The dual-tournament structure splits the field evenly, with 12 teams per bracket competing in what sources describe as parallel weeklong events. Schools confirmed for participation span power conferences and select mid-majors, though the event organizers have not disclosed per-team payout figures. Historical context: the 2024 Players Era Championship distributed an estimated $1 million to $1.5 million per participating school, with funds routed through athlete collectives rather than athletic departments. A second-year expansion in 2025 maintained similar economics while adding teams. This year's format suggests the event is stress-testing scalability—can the NIL tournament model support 24 rosters worth of guarantees without diluting per-player value or sponsor interest?
The announcement arrives three days after Nebraska's College Sports Commission rejected NIL deals for 18 football players, a reminder that regulatory inconsistency still shadows the market. Players Era operates in Nevada, where state NIL frameworks permit direct compensation tied to athletic participation.

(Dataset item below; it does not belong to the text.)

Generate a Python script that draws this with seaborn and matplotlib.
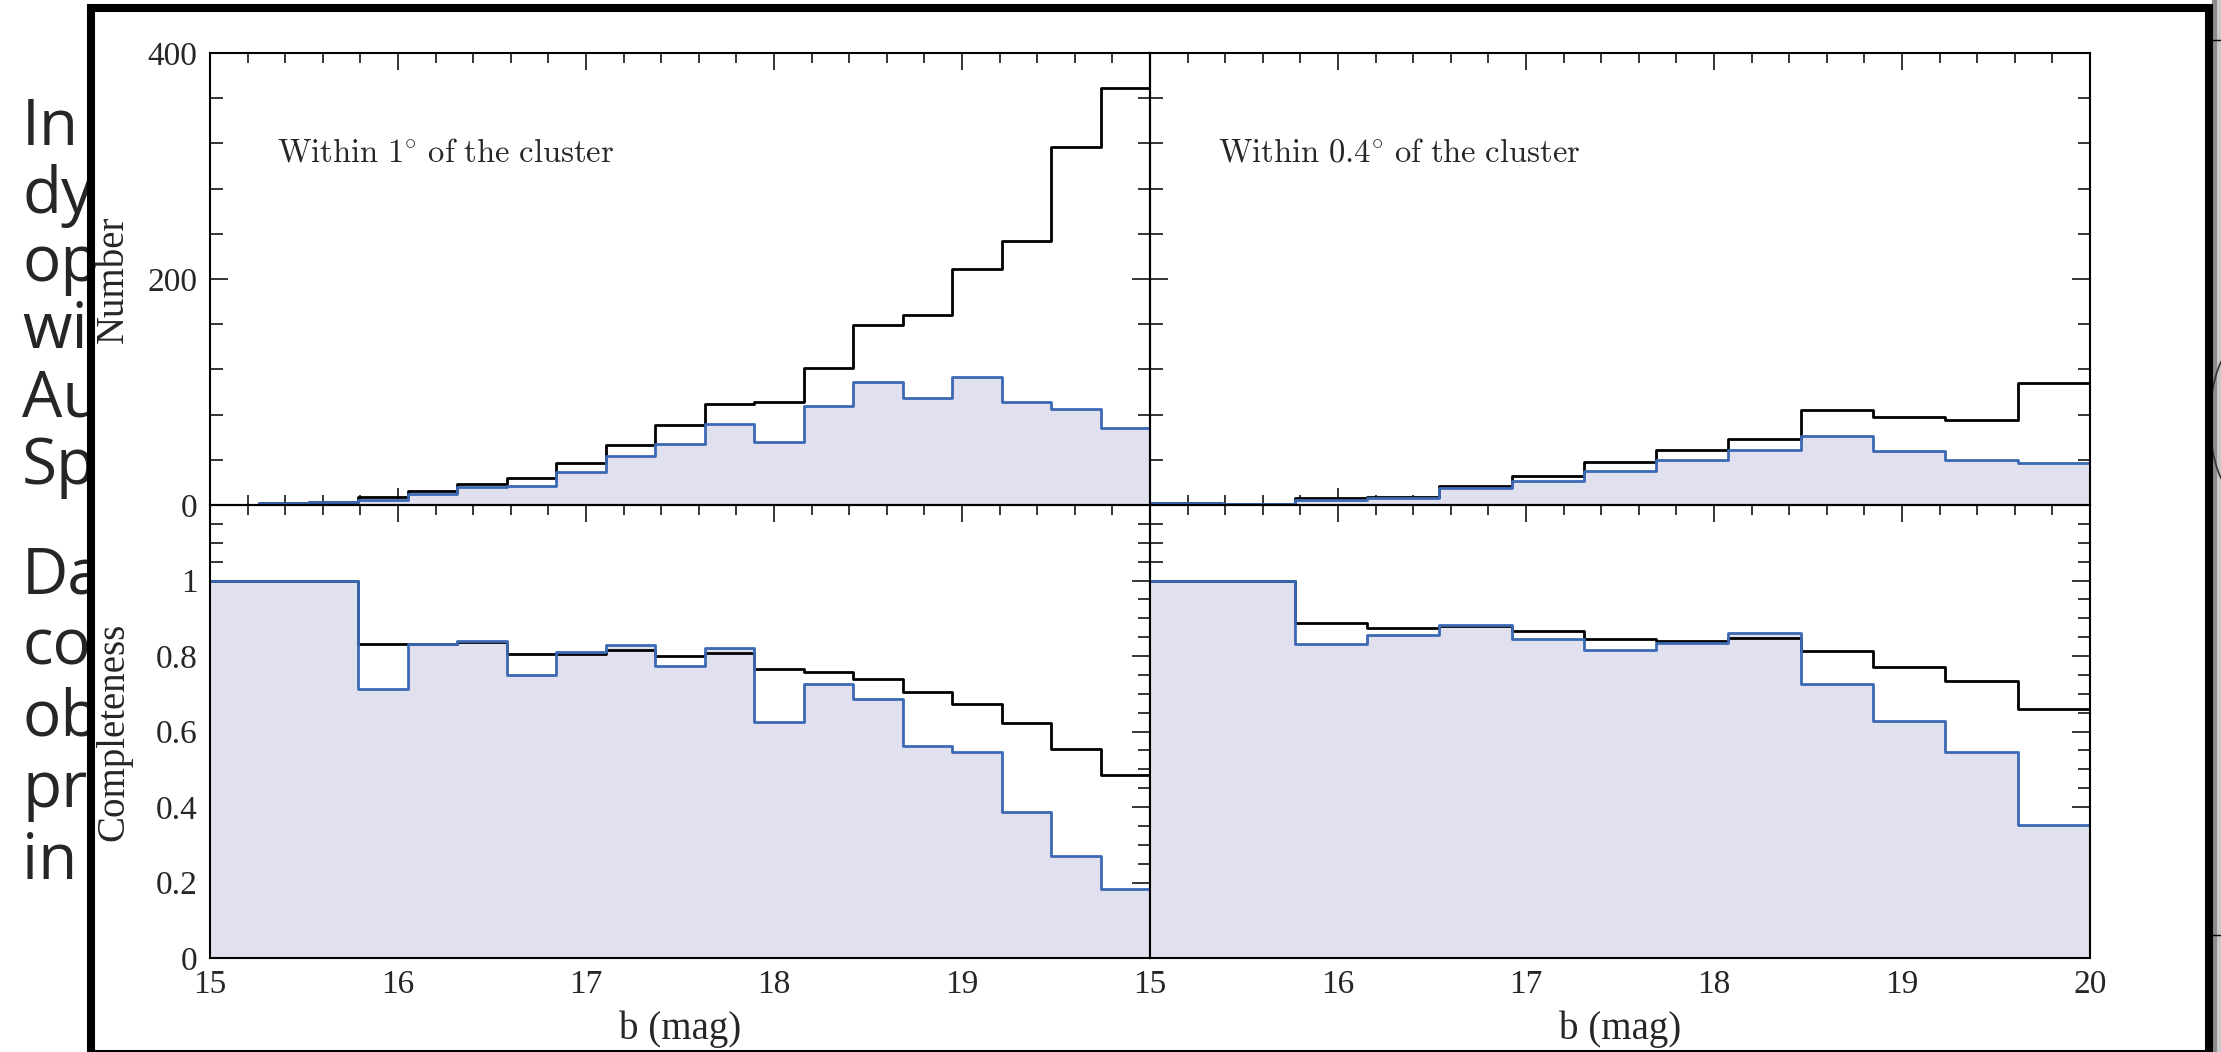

The tournament's survival through three seasons—and its expansion—signals that sponsors and collectives have found workable economics. Worth noting: CBS Sports holds media rights, providing linear and streaming distribution that converts NIL payouts into measurable audience delivery for backers. The calculus for participating schools is straightforward. A $1.2 million collective distribution for a week in Vegas exceeds what most programs generate from a multi-game home stretch after accounting for revenue share and operating costs. Coaches get marquee nonconference games. Collectives get wire transfers. Players get checks before Christmas break.
The structural question is whether this becomes the template or remains an outlier. A dual-tournament format allows for tiered programming—higher-profile matchups in one bracket, development showcases in another—while keeping total team count attractive to sponsors seeking inventory across multiple broadcast windows. It also fragments the event's identity: are these two tournaments sharing a brand, or one championship with a preliminary round? The answer likely depends on whether CBS commits to equal promotional weight.
What to watch: roster announcements over the next six to eight weeks as collectives finalize player agreements and schools confirm travel. Sponsor renewals typically close 90 to 120 days before tipoff, which would put decision points in late summer. The Nebraska arbitration outcome, meanwhile, tees up a November legislative session in Lincoln where NIL deal structures could face new guardrails. If other states follow, the Players Era model—predicated on permissive jurisdictional arbitrage—narrows its competitive moat.
The event remains the only multi-team college basketball competition built entirely on NIL economics. Whether it stays singular depends less on the brackets than on the bank wires that follow.